Find the equation of the image of the line $x+y=1$ by Möbius transformation $$w=\dfrac{z+1}{z-1}$$
My approach, if $x=\Re(z)$ , and $y=\Im(z)$, then $x+y=(\frac{1}{2}-\frac{i}{2})z+(\frac{1}{2}+\frac{i}{2})\overline{z}-1=0$, then if $$w=\dfrac{z+1}{z-1}\implies z=\dfrac{w+1}{w-1}$$ And then we have a equation for a line, this is correct?
On
The line $L: x+y=1$ corresponds to $z = x+(1-x)i$.
A Mobius transform $m$ maps generalizd circles onto generalized circles. Note, a generalized circle in the complex plane is either a circle or a straight line (a circle passing through $\infty$ on the Riemann sphere).

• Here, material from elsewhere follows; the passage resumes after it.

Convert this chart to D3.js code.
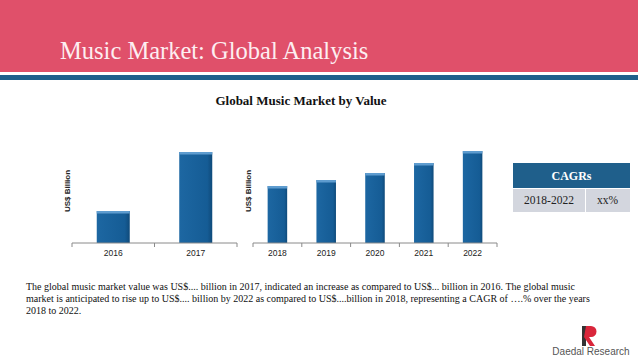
<!DOCTYPE html>
<html><head><meta charset="utf-8">
<script src="https://cdn.jsdelivr.net/npm/d3@7/dist/d3.min.js"></script>
<style>html,body{margin:0;padding:0;background:#fff;}svg{display:block;}</style>
</head><body>
<script>
const histYears = ["2016", "2017"];
const histValues = [32, 91];
const fcstYears = ["2018", "2019", "2020", "2021", "2022"];
const fcstValues = [57, 63, 70, 80, 92];
const cagrPeriod = "2018-2022";
const cagrValue = "xx%";

const W = 638, H = 359;
const svg = d3.select("body").append("svg").attr("width", W).attr("height", H);
const serif = "'Liberation Serif','DejaVu Serif',serif";
const sans = "'Liberation Sans','DejaVu Sans',sans-serif";

const defs = svg.append("defs");
const g = defs.append("linearGradient").attr("id","barg").attr("x1","0").attr("x2","1");
g.append("stop").attr("offset","0").attr("stop-color","#1d67a2");
g.append("stop").attr("offset","0.85").attr("stop-color","#155c95");
g.append("stop").attr("offset","1").attr("stop-color","#0f4a7a");

// header
svg.append("rect").attr("x",0).attr("y",0).attr("width",W).attr("height",72).attr("fill","#e0506a");
svg.append("rect").attr("x",0).attr("y",75).attr("width",W).attr("height",5).attr("fill","#1f5f8c");
svg.append("text").attr("x",60).attr("y",59).attr("fill","#fdeef1")
  .style("font-family",serif).style("font-size","24.5px")
  .text("Music Market: Global Analysis");

svg.append("text").attr("x",301).attr("y",105).attr("text-anchor","middle").attr("fill","#111")
  .style("font-family",serif).style("font-weight","bold").style("font-size","13px")
  .text("Global Music Market by Value");

const y = d3.scaleLinear().domain([0,100]).range([243,143]);

function drawChart(cats, vals, x0, x1, titleX){
  const x = d3.scaleBand().domain(cats).range([x0,x1]).paddingInner(0.6).paddingOuter(0.3);
  const gc = svg.append("g");
  gc.selectAll("rect.bar").data(vals).enter().append("rect").attr("class","bar")
    .attr("x",(d,i)=>x(cats[i])).attr("width",x.bandwidth())
    .attr("y",d=>y(d)).attr("height",d=>y(0)-y(d)).attr("fill","url(#barg)");
  gc.selectAll("rect.cap").data(vals).enter().append("rect").attr("class","cap")
    .attr("x",(d,i)=>x(cats[i])).attr("width",x.bandwidth())
    .attr("y",d=>y(d)).attr("height",2.5).attr("fill","#5e9ccf");
  const xa = d3.scalePoint().domain(d3.range(cats.length+1)).range([x0,x1]);
  const ax = gc.append("g").attr("transform","translate(0,"+y(0)+")");
  ax.append("line").attr("x1",x0).attr("x2",x1).attr("stroke","#8a8a8a").attr("stroke-width",1);
  ax.selectAll("line.t").data(xa.domain()).enter().append("line").attr("class","t")
    .attr("x1",d=>xa(d)).attr("x2",d=>xa(d)).attr("y1",0).attr("y2",4).attr("stroke","#8a8a8a");
  const xl = d3.scaleBand().domain(cats).range([x0,x1]);
  ax.selectAll("text").data(cats).enter().append("text")
    .attr("x",d=>xl(d)+xl.bandwidth()/2).attr("y",13).attr("text-anchor","middle")
    .attr("fill","#222").style("font-family",sans).style("font-size","8.5px").text(d=>d);
  gc.append("text").attr("transform","translate("+titleX+",191) rotate(-90)")
    .attr("text-anchor","middle").attr("fill","#222").style("font-family",sans)
    .style("font-weight","bold").style("font-size","8px").text("US$ Billion");
}
drawChart(histYears, histValues, 72, 237, 70);
drawChart(fcstYears, fcstValues, 253, 497, 251);

// CAGR table
svg.append("rect").attr("x",513).attr("y",163).attr("width",117).attr("height",25).attr("fill","#1f5f8b");
svg.append("rect").attr("x",513).attr("y",189).attr("width",117).attr("height",23).attr("fill","#d3d6de");
svg.append("rect").attr("x",585).attr("y",189).attr("width",1).attr("height",23).attr("fill","#fff");
svg.append("text").attr("x",571.5).attr("y",180).attr("text-anchor","middle").attr("fill","#fff")
  .style("font-family",serif).style("font-weight","bold").style("font-size","12px").text("CAGRs");
svg.append("text").attr("x",549).attr("y",204).attr("text-anchor","middle").attr("fill","#222")
  .style("font-family",serif).style("font-size","11.5px").text(cagrPeriod);
svg.append("text").attr("x",607.5).attr("y",204).attr("text-anchor","middle").attr("fill","#222")
  .style("font-family",serif).style("font-size","11.5px").text(cagrValue);

// paragraph
const para = [
 "The global music market value was US$.... billion in 2017, indicated an increase as compared to US$... billion in 2016. The global music",
 "market is anticipated to rise up to US$.... billion by 2022 as compared to US$....billion in 2018, representing a CAGR of ….% over the years",
 "2018 to 2022."
];
svg.append("g").selectAll("text").data(para).enter().append("text")
  .attr("x",26).attr("y",(d,i)=>290+i*12).attr("fill","#111")
  .style("font-family",serif).style("font-size","10px").text(d=>d);

// logo
const lg = svg.append("g");
lg.append("path").attr("d","M582,326 h4 v20 h-4 z").attr("fill","#333");
lg.append("path").attr("d","M586,326 h5 a5.5,5.5 0 0 1 0,11 h-2 l6,9 h-5 l-6,-9 z").attr("fill","#d9263b");
lg.append("text").attr("x",591).attr("y",355).attr("text-anchor","middle").attr("fill","#555")
  .style("font-family",sans).style("font-size","10px").text("Daedal Research");
</script>
</body></html>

We need three points on $L$ and their images under $m$. $$z_1 = 1,z_2= i, z_3 = \infty$$
$$m(z_1) = \infty,\, m(z_2) = \dfrac{i+1}{i-1}=-i,\,m(z_3) = 1$$
S0, $$m(L): w = x + (x-1)i \mbox{ or } y-x=-1 $$
Note that $x+y=1$ if and only if $z=x+i(1-x)$, so in fact we have that
\begin{align*}\frac{x+i(1-x)+1}{x+i(1-x)-1}&=\frac{[x+1+i(1-x)]\cdot[(x-1)+i(x-1)]}{(x-1)^2+(1-x)^2}\\ &=\frac{x^2-1+i(x^2-1)-i(1-x)^2+(1-x)^2}{2(x-1)^2}\\ &=\frac{x^2-1+(1-x)^2}{2(x-1)^2}+\frac{i(x^2-1)-i(1-x)^2}{2(x-1)^2}\end{align*}
and note that this is on the line $y=x$.
Now suppose that
we have some $a+ai \in \mathbb C$. Then you need to find some $x+i(1-x)$ so that the mobius function applied to it lands you at $a+ai$ to see that the line surjects onto the line $y=x$. I plugged it in symbollically here, but it seems quite complicated. On the other hand, it is continuous so it sends connected components to connected components, and it is not bounded since it is a nontrivial map, so surjectivity follows from the theory.